WRITTEN EXERCISE:
Produce a word-for-word copy of the listing below without its pictures.
— begin MATERIAL PROVIDED —
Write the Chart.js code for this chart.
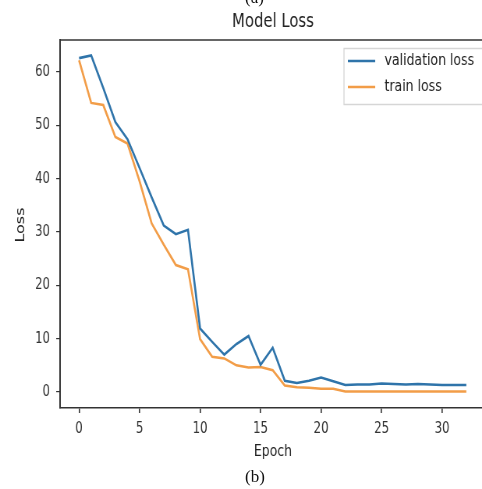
<!DOCTYPE html>
<html><head><meta charset="utf-8">
<script src="https://cdn.jsdelivr.net/npm/chart.js@4/dist/chart.umd.min.js"></script>
<style>
html,body{margin:0;padding:0;background:#fff;}
#wrap{position:relative;width:482px;height:489px;overflow:hidden;}
#squeeze{position:absolute;left:0;top:0;width:618px;height:489px;transform:scaleX(0.78);transform-origin:0 0;}
canvas{position:absolute;left:0;top:0;}
.cap{position:absolute;font-family:"Liberation Serif","DejaVu Serif",serif;font-size:17px;color:#111;}
</style></head>
<body>
<div id="wrap">
<div id="squeeze"><canvas id="c" width="618" height="489" style="width:618px;height:489px"></canvas></div>
<div class="cap" style="left:245px;top:-12px;">(a)</div>
<div class="cap" style="left:245px;top:467px;">(b)</div>
</div>
<script>
const epochs = [0,1,2,3,4,5,6,7,8,9,10,11,12,13,14,15,16,17,18,19,20,21,22,23,24,25,26,27,28,29,30,31,32];
const validationLoss = [62.6,63.1,57.0,50.6,47.4,42.0,36.5,31.2,29.6,30.4,11.9,9.4,7.0,9.0,10.5,5.1,8.3,2.1,1.7,2.1,2.7,2.0,1.3,1.4,1.4,1.6,1.5,1.4,1.5,1.4,1.3,1.3,1.3];
const trainLoss = [62.2,54.2,53.8,47.8,46.6,39.5,31.6,27.6,23.8,23.0,9.9,6.6,6.3,5.0,4.6,4.7,4.1,1.2,0.9,0.8,0.6,0.6,0.1,0.1,0.1,0.1,0.1,0.1,0.1,0.1,0.1,0.1,0.1];
const xTicks = [0,5,10,15,20,25,30];
const yTicks = [0,10,20,30,40,50,60];
const seriesNames = ["validation loss","train loss"];
const colors = ["#2f74aa","#f29d48"];

const decor = {
  id:'decor',
  afterDraw(chart){
    const ctx = chart.ctx, a = chart.chartArea;
    ctx.save();
    ctx.strokeStyle = '#333'; ctx.lineWidth = 1.6;
    ctx.beginPath(); ctx.moveTo(a.left, a.top); ctx.lineTo(a.right, a.top); ctx.stroke();
    ctx.fillStyle = '#222';
    ctx.font = '19px "DejaVu Sans"';
    ctx.textAlign = 'center'; ctx.textBaseline = 'middle';
    ctx.fillText('Model Loss', 350, 22);
    ctx.font = '16px "DejaVu Sans"';
    ctx.fillText('Epoch', 350, 452);
    ctx.save();
    ctx.translate(27, 225); ctx.rotate(-Math.PI/2);
    ctx.fillText('Loss', 0, 0);
    ctx.restore();
    // legend
    const lx = 441, ly = 48, lw = 200, lh = 56;
    ctx.fillStyle = 'rgba(255,255,255,0.9)';
    ctx.strokeStyle = '#d6d6d6'; ctx.lineWidth = 1.3;
    ctx.beginPath(); ctx.rect(lx, ly+0.5, lw, lh); ctx.fill(); ctx.stroke();
    ctx.font = '16px "DejaVu Sans"'; ctx.textAlign = 'left';
    seriesNames.forEach((n,i)=>{
      const y = ly + 13 + i*26;
      ctx.strokeStyle = colors[i]; ctx.lineWidth = 2.6;
      ctx.beginPath(); ctx.moveTo(446, y); ctx.lineTo(481, y); ctx.stroke();
      ctx.fillStyle = '#222';
      ctx.fillText(n, 493, y);
    });
    ctx.restore();
  }
};

new Chart(document.getElementById('c'), {
  type:'line',
  data:{
    labels: epochs,
    datasets:[
      {label:seriesNames[0], data: epochs.map((e,i)=>({x:e,y:validationLoss[i]})), borderColor:colors[0], borderWidth:2.6, pointRadius:0, tension:0, fill:false},
      {label:seriesNames[1], data: epochs.map((e,i)=>({x:e,y:trainLoss[i]})), borderColor:colors[1], borderWidth:2.6, pointRadius:0, tension:0, fill:false}
    ]
  },
  options:{
    responsive:false, animation:false, devicePixelRatio:1,
    layout:{padding:{top:40,left:0,right:0,bottom:0}},
    plugins:{legend:{display:false}, tooltip:{enabled:false}},
    scales:{
      x:{type:'linear', min:-1.57, max:33.3,
        afterBuildTicks(s){ s.ticks = xTicks.map(v=>({value:v})); },
        afterFit(s){ s.height = 81; },
        grid:{display:true, drawOnChartArea:false, drawTicks:true, tickLength:5, color:'#333', lineWidth:1.6},
        border:{display:true, color:'#333', width:1.6},
        ticks:{color:'#333', font:{family:'DejaVu Sans', size:15}, padding:7, maxRotation:0, autoSkip:false}
      },
      y:{type:'linear', min:-3.0, max:66.0,
        afterBuildTicks(s){ s.ticks = yTicks.map(v=>({value:v})); },
        afterFit(s){ s.width = 77; },
        grid:{display:true, drawOnChartArea:false, drawTicks:true, tickLength:5, color:'#333', lineWidth:1.2},
        border:{display:true, color:'#333', width:2},
        ticks:{color:'#333', font:{family:'DejaVu Sans', size:15}, padding:8, autoSkip:false}
      }
    }
  },
  plugins:[decor]
});
</script>
</body></html>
— end MATERIAL PROVIDED —
TASK OUTPUT:
Write the Chart.js code for this chart.
<!DOCTYPE html>
<html><head><meta charset="utf-8">
<script src="https://cdn.jsdelivr.net/npm/chart.js@4/dist/chart.umd.min.js"></script>
<style>
html,body{margin:0;padding:0;background:#fff;}
#wrap{position:relative;width:482px;height:489px;overflow:hidden;}
#squeeze{position:absolute;left:0;top:0;width:618px;height:489px;transform:scaleX(0.78);transform-origin:0 0;}
canvas{position:absolute;left:0;top:0;}
.cap{position:absolute;font-family:"Liberation Serif","DejaVu Serif",serif;font-size:17px;color:#111;}
</style></head>
<body>
<div id="wrap">
<div id="squeeze"><canvas id="c" width="618" height="489" style="width:618px;height:489px"></canvas></div>
<div class="cap" style="left:245px;top:-12px;">(a)</div>
<div class="cap" style="left:245px;top:467px;">(b)</div>
</div>
<script>
const epochs = [0,1,2,3,4,5,6,7,8,9,10,11,12,13,14,15,16,17,18,19,20,21,22,23,24,25,26,27,28,29,30,31,32];
const validationLoss = [62.6,63.1,57.0,50.6,47.4,42.0,36.5,31.2,29.6,30.4,11.9,9.4,7.0,9.0,10.5,5.1,8.3,2.1,1.7,2.1,2.7,2.0,1.3,1.4,1.4,1.6,1.5,1.4,1.5,1.4,1.3,1.3,1.3];
const trainLoss = [62.2,54.2,53.8,47.8,46.6,39.5,31.6,27.6,23.8,23.0,9.9,6.6,6.3,5.0,4.6,4.7,4.1,1.2,0.9,0.8,0.6,0.6,0.1,0.1,0.1,0.1,0.1,0.1,0.1,0.1,0.1,0.1,0.1];
const xTicks = [0,5,10,15,20,25,30];
const yTicks = [0,10,20,30,40,50,60];
const seriesNames = ["validation loss","train loss"];
const colors = ["#2f74aa","#f29d48"];

const decor = {
  id:'decor',
  afterDraw(chart){
    const ctx = chart.ctx, a = chart.chartArea;
    ctx.save();
    ctx.strokeStyle = '#333'; ctx.lineWidth = 1.6;
    ctx.beginPath(); ctx.moveTo(a.left, a.top); ctx.lineTo(a.right, a.top); ctx.stroke();
    ctx.fillStyle = '#222';
    ctx.font = '19px "DejaVu Sans"';
    ctx.textAlign = 'center'; ctx.textBaseline = 'middle';
    ctx.fillText('Model Loss', 350, 22);
    ctx.font = '16px "DejaVu Sans"';
    ctx.fillText('Epoch', 350, 452);
    ctx.save();
    ctx.translate(27, 225); ctx.rotate(-Math.PI/2);
    ctx.fillText('Loss', 0, 0);
    ctx.restore();
    // legend
    const lx = 441, ly = 48, lw = 200, lh = 56;
    ctx.fillStyle = 'rgba(255,255,255,0.9)';
    ctx.strokeStyle = '#d6d6d6'; ctx.lineWidth = 1.3;
    ctx.beginPath(); ctx.rect(lx, ly+0.5, lw, lh); ctx.fill(); ctx.stroke();
    ctx.font = '16px "DejaVu Sans"'; ctx.textAlign = 'left';
    seriesNames.forEach((n,i)=>{
      const y = ly + 13 + i*26;
      ctx.strokeStyle = colors[i]; ctx.lineWidth = 2.6;
      ctx.beginPath(); ctx.moveTo(446, y); ctx.lineTo(481, y); ctx.stroke();
      ctx.fillStyle = '#222';
      ctx.fillText(n, 493, y);
    });
    ctx.restore();
  }
};

new Chart(document.getElementById('c'), {
  type:'line',
  data:{
    labels: epochs,
    datasets:[
      {label:seriesNames[0], data: epochs.map((e,i)=>({x:e,y:validationLoss[i]})), borderColor:colors[0], borderWidth:2.6, pointRadius:0, tension:0, fill:false},
      {label:seriesNames[1], data: epochs.map((e,i)=>({x:e,y:trainLoss[i]})), borderColor:colors[1], borderWidth:2.6, pointRadius:0, tension:0, fill:false}
    ]
  },
  options:{
    responsive:false, animation:false, devicePixelRatio:1,
    layout:{padding:{top:40,left:0,right:0,bottom:0}},
    plugins:{legend:{display:false}, tooltip:{enabled:false}},
    scales:{
      x:{type:'linear', min:-1.57, max:33.3,
        afterBuildTicks(s){ s.ticks = xTicks.map(v=>({value:v})); },
        afterFit(s){ s.height = 81; },
        grid:{display:true, drawOnChartArea:false, drawTicks:true, tickLength:5, color:'#333', lineWidth:1.6},
        border:{display:true, color:'#333', width:1.6},
        ticks:{color:'#333', font:{family:'DejaVu Sans', size:15}, padding:7, maxRotation:0, autoSkip:false}
      },
      y:{type:'linear', min:-3.0, max:66.0,
        afterBuildTicks(s){ s.ticks = yTicks.map(v=>({value:v})); },
        afterFit(s){ s.width = 77; },
        grid:{display:true, drawOnChartArea:false, drawTicks:true, tickLength:5, color:'#333', lineWidth:1.2},
        border:{display:true, color:'#333', width:2},
        ticks:{color:'#333', font:{family:'DejaVu Sans', size:15}, padding:8, autoSkip:false}
      }
    }
  },
  plugins:[decor]
});
</script>
</body></html>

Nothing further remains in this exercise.